### EXERCISE TASK
Leave the pictures out and copy exactly the lines from the line containing "Write the Plotly code for this chart." to the line containing "import plotly.graph_objects as go", both lines included.

### Records from a collection

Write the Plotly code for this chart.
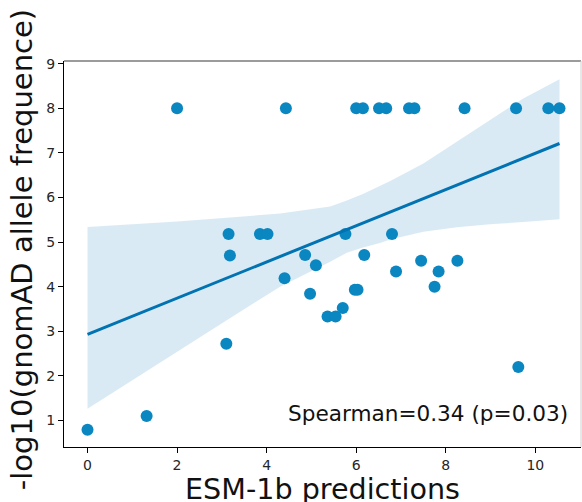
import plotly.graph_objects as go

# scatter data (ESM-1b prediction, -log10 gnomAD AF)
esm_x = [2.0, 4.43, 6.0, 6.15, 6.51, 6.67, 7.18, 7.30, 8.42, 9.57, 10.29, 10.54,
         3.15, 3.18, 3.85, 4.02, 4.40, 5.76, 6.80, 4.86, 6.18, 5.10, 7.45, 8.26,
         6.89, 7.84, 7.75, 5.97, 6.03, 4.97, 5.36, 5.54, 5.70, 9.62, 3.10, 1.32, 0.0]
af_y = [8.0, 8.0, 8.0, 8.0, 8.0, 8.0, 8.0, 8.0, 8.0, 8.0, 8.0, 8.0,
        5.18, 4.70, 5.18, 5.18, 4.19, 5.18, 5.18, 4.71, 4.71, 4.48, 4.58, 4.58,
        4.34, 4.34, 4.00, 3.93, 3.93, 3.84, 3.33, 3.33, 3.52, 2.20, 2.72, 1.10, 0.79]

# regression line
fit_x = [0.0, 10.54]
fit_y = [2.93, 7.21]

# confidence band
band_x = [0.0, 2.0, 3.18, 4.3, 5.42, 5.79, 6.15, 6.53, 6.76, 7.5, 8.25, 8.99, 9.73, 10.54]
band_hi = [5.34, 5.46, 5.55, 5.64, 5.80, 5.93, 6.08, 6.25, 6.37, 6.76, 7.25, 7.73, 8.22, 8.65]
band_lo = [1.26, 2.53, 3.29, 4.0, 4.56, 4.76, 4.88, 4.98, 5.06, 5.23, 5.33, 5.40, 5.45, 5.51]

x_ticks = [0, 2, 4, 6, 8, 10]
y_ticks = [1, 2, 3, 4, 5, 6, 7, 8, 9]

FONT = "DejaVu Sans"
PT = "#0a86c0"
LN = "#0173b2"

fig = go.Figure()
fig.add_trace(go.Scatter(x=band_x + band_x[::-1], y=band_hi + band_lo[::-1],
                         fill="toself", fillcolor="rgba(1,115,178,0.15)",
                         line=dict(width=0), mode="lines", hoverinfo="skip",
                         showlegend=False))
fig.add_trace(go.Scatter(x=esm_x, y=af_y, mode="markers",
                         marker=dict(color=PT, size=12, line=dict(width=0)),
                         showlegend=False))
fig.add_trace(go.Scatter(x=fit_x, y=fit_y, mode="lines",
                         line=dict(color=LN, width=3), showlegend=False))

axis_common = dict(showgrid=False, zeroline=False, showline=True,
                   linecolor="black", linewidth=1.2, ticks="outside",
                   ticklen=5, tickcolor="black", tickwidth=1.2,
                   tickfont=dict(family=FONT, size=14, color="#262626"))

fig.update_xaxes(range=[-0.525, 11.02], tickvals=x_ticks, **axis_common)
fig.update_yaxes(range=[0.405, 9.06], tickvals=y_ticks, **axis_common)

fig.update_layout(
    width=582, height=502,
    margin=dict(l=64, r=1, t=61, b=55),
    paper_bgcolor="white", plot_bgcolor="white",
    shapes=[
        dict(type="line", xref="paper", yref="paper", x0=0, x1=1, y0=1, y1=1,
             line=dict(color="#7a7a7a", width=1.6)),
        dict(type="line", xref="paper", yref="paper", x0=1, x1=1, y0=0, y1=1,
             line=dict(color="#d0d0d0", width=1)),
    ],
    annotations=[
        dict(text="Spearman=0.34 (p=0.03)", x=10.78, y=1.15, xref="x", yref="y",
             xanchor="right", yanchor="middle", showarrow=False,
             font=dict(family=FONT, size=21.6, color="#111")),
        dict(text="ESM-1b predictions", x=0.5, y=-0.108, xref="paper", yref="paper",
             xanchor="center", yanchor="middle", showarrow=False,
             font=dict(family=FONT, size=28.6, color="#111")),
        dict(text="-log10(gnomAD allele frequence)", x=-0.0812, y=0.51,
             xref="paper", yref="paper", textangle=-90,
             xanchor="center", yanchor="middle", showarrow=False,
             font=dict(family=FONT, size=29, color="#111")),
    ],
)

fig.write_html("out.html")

--

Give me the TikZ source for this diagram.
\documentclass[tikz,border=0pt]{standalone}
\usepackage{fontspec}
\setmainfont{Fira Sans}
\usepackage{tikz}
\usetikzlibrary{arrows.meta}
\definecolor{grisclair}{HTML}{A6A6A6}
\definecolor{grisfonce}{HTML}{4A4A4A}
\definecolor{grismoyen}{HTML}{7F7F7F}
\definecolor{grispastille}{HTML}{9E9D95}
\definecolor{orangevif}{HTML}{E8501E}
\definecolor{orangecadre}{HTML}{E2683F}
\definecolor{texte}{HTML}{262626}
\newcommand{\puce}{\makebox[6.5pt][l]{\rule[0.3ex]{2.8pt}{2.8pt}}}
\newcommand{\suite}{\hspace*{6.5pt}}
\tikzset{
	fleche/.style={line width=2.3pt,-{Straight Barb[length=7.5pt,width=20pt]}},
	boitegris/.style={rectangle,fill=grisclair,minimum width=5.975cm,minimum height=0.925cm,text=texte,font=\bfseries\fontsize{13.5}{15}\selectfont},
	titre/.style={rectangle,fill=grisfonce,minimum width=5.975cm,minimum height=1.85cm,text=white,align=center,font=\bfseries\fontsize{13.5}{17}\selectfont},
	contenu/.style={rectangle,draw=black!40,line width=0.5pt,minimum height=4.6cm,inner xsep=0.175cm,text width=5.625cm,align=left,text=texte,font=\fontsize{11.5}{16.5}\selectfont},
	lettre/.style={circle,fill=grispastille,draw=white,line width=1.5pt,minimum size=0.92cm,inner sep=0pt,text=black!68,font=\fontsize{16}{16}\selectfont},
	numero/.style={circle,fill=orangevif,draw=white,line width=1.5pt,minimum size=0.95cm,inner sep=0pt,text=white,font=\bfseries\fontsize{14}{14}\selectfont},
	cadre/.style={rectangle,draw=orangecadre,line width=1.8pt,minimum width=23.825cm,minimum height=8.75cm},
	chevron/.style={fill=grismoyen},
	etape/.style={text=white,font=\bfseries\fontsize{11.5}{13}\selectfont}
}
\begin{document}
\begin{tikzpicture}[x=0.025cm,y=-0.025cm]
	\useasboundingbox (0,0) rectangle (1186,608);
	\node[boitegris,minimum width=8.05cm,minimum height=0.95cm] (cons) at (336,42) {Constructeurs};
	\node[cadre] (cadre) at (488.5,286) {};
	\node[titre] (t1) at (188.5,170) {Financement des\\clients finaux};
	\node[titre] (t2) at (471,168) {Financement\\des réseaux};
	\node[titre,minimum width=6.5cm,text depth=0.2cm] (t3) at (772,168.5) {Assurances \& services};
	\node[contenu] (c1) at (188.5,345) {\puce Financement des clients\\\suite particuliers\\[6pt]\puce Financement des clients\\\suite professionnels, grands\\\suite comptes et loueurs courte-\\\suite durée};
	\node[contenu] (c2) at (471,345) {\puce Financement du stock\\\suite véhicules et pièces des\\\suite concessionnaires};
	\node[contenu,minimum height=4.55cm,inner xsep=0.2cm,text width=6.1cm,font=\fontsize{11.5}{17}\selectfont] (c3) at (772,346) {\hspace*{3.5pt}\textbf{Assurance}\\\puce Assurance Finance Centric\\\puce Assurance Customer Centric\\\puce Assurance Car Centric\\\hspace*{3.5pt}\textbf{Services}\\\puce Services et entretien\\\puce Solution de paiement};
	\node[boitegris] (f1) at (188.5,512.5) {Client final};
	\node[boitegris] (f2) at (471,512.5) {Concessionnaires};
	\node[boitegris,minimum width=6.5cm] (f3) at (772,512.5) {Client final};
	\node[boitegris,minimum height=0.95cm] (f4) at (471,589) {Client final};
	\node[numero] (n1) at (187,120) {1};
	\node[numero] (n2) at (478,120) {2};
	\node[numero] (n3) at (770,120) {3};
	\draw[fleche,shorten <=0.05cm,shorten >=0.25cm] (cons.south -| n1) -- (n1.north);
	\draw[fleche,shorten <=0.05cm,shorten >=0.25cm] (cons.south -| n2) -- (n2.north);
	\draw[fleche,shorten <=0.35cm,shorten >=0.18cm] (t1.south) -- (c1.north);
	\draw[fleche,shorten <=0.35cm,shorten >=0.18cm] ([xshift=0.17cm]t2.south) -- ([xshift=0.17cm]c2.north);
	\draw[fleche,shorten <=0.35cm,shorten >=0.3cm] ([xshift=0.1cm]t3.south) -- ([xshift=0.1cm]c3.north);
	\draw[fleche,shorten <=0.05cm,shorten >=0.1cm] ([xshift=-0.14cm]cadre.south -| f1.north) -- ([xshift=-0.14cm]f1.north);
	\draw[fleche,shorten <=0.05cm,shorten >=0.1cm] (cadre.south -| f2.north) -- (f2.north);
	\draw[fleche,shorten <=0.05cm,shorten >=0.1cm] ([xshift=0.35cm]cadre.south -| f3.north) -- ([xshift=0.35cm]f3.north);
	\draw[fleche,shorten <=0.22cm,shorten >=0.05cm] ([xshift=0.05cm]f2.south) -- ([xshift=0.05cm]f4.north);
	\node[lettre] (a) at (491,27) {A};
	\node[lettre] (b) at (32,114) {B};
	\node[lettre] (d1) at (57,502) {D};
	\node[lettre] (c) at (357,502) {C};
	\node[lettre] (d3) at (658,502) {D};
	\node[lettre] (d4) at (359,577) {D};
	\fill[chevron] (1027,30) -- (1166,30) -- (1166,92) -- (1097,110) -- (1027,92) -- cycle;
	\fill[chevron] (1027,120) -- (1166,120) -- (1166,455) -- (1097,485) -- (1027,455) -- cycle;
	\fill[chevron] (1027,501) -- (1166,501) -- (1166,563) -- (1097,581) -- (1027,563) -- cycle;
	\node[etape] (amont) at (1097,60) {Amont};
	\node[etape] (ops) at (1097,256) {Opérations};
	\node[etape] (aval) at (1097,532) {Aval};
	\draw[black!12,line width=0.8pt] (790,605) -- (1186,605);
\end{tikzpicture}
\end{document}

### RIGHT ANSWER
Write the Plotly code for this chart.
import plotly.graph_objects as go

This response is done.